> [Source code of charts]
※
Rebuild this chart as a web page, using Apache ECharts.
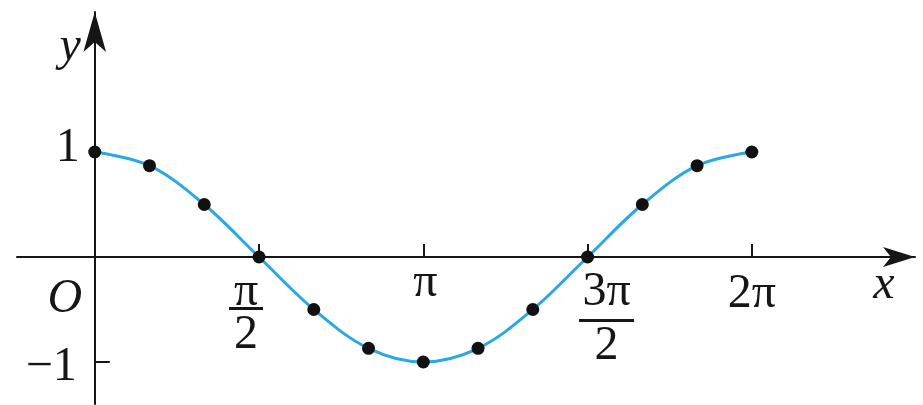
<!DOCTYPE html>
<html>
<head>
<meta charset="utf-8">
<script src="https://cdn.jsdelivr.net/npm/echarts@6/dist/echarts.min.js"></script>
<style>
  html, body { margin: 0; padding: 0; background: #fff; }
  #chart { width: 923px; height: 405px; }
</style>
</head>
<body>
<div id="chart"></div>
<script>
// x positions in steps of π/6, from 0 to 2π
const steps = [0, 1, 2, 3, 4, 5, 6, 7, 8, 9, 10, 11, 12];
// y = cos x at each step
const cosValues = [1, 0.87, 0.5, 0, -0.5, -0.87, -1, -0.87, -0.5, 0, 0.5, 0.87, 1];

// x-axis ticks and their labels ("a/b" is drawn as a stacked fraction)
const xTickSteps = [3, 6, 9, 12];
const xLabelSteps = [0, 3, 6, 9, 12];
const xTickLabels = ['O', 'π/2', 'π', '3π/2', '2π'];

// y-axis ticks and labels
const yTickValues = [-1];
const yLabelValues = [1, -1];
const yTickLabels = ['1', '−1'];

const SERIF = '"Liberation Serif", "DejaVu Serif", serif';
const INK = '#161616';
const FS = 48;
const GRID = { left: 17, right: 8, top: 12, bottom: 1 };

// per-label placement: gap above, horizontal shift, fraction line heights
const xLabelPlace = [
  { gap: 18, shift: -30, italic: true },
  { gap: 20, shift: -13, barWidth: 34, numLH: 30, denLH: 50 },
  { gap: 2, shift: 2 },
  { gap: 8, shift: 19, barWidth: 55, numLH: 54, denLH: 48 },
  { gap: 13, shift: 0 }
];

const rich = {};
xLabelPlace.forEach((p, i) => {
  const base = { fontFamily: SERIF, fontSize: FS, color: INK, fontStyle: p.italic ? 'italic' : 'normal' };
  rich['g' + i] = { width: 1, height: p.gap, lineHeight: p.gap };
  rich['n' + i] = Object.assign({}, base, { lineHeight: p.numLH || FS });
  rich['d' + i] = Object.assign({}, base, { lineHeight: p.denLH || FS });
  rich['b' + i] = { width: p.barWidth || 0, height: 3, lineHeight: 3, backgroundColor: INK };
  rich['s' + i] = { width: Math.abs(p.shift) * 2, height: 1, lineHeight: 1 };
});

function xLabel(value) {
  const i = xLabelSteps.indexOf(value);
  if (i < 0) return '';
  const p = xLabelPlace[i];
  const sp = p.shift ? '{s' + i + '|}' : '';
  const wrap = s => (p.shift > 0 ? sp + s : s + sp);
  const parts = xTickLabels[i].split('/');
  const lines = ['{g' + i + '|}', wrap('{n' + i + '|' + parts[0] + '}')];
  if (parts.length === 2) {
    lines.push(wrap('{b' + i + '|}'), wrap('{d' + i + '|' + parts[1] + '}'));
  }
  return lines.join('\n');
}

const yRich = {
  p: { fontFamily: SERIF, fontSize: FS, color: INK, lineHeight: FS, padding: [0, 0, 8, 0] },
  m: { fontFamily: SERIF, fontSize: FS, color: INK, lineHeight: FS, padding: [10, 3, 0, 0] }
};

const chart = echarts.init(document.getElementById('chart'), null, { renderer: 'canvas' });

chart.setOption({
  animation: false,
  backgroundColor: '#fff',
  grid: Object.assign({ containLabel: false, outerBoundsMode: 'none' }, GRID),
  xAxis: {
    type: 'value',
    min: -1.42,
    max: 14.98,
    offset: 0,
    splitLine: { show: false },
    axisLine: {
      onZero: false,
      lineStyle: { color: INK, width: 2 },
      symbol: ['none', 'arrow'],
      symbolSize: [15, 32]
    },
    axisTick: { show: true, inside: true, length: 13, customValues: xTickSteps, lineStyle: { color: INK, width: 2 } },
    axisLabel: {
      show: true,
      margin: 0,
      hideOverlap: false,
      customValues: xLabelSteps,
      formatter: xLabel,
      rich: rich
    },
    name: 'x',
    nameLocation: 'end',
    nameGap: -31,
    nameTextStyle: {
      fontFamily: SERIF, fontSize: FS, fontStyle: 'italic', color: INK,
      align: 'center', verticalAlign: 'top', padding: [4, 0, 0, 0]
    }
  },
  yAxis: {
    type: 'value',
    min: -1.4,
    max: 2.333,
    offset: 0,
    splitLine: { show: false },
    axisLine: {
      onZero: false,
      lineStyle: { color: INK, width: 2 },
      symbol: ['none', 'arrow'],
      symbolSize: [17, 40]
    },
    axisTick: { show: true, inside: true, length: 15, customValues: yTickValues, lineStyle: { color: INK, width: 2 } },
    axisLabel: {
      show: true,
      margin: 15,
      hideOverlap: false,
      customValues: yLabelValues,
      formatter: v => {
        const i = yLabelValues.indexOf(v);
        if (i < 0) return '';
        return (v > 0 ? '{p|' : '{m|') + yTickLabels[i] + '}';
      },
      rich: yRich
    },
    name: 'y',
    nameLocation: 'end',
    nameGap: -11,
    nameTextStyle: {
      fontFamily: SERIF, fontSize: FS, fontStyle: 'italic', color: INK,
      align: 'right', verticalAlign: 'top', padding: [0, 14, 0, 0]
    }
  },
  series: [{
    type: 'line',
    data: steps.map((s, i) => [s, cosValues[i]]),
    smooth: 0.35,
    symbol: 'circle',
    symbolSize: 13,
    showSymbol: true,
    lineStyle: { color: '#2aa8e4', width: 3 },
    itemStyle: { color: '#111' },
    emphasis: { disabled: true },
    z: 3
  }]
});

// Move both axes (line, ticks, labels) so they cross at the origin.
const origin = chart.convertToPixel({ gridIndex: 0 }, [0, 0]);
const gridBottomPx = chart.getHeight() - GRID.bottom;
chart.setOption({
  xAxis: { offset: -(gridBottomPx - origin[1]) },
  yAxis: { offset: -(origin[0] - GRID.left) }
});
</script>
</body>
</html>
※
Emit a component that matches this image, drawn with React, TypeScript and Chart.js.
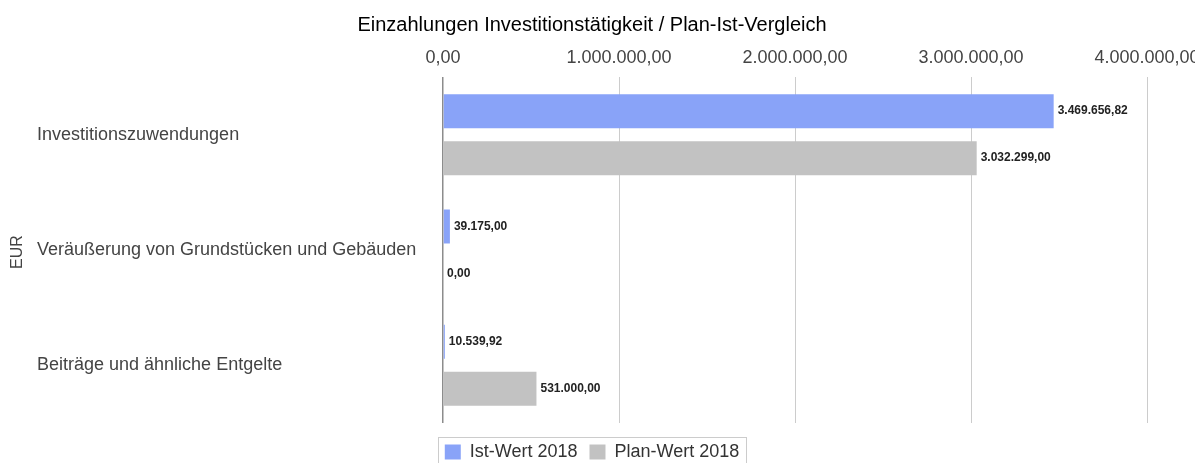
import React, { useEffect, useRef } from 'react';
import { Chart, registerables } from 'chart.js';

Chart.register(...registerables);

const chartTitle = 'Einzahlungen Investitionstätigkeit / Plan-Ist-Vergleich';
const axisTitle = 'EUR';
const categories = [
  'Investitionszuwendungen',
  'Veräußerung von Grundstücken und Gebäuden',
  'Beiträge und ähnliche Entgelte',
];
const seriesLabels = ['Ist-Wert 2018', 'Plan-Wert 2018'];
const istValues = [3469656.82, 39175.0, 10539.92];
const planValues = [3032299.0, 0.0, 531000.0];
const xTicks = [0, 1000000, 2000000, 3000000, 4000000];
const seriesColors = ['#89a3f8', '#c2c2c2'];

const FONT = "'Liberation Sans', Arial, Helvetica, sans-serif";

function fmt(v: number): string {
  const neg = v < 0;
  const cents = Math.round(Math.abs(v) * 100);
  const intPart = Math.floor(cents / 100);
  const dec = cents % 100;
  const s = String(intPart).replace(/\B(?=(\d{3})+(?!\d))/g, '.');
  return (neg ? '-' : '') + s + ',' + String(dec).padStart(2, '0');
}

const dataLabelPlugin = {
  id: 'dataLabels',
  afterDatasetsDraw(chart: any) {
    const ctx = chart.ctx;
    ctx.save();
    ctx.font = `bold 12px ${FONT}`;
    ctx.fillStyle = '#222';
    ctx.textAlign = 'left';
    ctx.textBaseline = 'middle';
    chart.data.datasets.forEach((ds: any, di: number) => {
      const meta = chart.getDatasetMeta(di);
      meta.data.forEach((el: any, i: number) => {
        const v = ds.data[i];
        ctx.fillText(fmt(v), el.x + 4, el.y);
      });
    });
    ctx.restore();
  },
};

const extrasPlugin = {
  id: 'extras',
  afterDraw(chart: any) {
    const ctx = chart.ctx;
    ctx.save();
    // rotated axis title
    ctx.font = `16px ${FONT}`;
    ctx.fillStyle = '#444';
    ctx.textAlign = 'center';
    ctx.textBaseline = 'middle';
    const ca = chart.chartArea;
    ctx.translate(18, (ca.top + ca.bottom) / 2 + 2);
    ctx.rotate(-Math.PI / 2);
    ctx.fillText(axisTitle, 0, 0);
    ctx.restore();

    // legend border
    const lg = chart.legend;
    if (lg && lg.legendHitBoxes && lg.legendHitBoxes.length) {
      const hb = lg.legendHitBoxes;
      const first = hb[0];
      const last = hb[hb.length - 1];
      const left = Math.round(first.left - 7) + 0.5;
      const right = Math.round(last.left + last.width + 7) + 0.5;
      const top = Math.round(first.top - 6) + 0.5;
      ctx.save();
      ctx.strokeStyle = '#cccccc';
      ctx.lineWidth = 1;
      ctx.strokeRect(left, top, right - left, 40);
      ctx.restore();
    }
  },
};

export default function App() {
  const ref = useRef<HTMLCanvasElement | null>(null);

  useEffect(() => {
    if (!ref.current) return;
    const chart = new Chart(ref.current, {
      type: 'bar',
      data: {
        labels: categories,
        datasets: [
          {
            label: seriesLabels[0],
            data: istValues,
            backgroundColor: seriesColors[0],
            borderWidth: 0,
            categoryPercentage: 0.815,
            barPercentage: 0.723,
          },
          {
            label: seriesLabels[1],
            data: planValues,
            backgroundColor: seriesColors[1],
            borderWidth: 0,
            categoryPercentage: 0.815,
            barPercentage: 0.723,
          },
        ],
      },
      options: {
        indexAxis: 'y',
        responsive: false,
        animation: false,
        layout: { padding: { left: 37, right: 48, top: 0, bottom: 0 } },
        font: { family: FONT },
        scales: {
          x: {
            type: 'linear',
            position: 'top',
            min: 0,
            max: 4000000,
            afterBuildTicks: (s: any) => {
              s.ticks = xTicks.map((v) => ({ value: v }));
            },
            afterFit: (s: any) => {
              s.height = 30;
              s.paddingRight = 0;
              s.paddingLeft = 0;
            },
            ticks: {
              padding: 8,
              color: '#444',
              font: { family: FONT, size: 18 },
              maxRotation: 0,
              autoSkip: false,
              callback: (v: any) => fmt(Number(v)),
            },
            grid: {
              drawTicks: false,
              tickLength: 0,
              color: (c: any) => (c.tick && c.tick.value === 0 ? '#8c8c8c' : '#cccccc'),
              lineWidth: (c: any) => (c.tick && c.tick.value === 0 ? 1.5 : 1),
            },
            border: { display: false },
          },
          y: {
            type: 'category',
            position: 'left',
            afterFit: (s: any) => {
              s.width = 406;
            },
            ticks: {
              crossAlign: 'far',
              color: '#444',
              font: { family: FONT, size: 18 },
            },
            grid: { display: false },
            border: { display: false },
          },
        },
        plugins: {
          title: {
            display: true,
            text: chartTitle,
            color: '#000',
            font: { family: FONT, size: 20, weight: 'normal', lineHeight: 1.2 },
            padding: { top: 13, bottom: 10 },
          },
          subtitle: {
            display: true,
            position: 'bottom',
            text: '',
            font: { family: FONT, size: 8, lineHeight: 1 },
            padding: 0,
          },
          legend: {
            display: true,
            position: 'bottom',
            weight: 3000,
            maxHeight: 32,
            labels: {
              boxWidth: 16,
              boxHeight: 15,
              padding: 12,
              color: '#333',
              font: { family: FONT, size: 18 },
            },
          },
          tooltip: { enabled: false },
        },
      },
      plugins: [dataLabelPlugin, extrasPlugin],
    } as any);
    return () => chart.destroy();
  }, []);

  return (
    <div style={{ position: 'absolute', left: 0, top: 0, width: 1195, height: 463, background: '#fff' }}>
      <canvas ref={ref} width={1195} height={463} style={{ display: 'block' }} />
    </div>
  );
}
※
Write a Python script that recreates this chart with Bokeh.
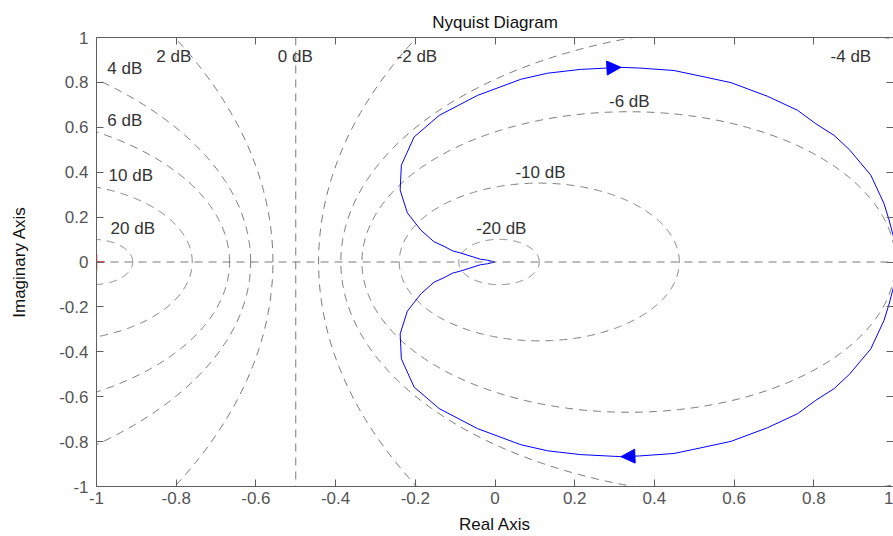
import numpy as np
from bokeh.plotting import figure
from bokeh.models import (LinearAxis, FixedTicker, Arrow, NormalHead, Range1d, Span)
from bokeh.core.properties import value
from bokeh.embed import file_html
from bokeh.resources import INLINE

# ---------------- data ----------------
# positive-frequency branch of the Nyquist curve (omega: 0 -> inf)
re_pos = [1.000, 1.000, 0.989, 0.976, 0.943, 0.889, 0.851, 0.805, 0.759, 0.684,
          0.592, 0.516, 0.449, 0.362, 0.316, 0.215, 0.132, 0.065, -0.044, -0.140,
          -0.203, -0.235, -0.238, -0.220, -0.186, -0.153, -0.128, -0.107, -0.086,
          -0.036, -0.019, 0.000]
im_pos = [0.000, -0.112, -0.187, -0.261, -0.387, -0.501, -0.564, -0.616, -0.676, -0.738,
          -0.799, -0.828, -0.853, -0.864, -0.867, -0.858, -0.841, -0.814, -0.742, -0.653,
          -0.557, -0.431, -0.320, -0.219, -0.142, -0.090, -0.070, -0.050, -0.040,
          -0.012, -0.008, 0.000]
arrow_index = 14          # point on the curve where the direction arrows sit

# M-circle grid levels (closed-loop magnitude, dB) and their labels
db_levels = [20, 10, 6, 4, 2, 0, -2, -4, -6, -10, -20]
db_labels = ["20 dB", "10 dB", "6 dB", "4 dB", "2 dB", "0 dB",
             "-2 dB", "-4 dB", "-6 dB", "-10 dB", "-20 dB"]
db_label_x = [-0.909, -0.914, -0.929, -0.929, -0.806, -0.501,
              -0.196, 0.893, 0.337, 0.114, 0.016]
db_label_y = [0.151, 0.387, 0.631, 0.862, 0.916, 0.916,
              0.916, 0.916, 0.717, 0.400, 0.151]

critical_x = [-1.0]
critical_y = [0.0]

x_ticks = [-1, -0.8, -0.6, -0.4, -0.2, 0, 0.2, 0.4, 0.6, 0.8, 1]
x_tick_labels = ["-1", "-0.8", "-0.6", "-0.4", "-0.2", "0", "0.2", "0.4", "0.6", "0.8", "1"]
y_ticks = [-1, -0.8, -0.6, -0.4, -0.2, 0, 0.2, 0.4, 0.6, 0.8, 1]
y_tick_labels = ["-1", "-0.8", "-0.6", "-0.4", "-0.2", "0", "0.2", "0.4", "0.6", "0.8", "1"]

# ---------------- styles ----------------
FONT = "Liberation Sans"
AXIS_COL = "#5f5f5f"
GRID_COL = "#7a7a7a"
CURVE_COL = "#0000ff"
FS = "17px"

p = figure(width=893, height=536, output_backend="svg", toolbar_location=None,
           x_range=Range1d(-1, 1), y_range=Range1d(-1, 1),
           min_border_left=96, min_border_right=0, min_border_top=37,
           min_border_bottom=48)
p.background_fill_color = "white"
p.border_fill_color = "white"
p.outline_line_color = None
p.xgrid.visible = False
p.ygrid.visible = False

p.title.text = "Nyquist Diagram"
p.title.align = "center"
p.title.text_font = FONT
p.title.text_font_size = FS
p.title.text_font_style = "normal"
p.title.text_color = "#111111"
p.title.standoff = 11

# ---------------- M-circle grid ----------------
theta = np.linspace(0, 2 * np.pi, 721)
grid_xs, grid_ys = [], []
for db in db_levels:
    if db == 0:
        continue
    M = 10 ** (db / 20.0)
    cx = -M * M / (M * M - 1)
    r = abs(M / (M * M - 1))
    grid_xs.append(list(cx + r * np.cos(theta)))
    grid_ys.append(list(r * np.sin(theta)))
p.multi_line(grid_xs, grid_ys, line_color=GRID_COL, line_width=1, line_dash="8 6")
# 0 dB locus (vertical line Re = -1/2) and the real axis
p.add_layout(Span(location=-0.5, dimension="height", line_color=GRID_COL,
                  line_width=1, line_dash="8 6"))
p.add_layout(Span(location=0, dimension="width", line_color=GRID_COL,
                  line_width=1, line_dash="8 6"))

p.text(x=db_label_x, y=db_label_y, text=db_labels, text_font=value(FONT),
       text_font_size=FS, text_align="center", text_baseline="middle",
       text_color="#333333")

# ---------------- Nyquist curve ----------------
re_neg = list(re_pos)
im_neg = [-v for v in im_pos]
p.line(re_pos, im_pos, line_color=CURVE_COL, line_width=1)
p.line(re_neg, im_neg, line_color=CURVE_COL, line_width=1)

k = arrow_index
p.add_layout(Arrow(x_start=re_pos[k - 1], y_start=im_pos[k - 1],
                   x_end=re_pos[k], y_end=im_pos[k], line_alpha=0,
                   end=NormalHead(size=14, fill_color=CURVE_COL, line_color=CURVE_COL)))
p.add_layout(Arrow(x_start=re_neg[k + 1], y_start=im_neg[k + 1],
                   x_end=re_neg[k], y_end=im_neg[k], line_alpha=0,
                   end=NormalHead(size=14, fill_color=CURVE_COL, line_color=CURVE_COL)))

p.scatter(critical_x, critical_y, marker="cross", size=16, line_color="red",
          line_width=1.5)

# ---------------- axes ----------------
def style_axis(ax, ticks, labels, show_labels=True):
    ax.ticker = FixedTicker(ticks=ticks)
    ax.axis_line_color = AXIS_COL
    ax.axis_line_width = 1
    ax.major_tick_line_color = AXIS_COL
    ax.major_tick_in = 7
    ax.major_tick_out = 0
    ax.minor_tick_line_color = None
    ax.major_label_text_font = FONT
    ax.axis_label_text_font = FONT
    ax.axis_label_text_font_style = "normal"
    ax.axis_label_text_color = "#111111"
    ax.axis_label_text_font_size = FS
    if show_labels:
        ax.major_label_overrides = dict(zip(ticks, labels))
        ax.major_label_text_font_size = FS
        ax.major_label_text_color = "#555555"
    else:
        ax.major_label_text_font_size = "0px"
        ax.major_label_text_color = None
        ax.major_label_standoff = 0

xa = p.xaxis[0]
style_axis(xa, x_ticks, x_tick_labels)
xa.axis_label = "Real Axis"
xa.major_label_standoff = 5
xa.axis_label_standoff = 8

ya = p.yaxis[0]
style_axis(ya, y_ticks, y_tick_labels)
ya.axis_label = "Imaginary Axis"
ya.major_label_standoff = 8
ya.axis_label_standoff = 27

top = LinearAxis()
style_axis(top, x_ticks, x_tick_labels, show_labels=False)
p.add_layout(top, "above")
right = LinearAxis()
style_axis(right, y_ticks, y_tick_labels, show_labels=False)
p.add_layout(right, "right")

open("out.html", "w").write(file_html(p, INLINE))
※
> [Problem to work on] Give the count of lines holding the word "with" and nothing more.

> [Response to the exercise] 2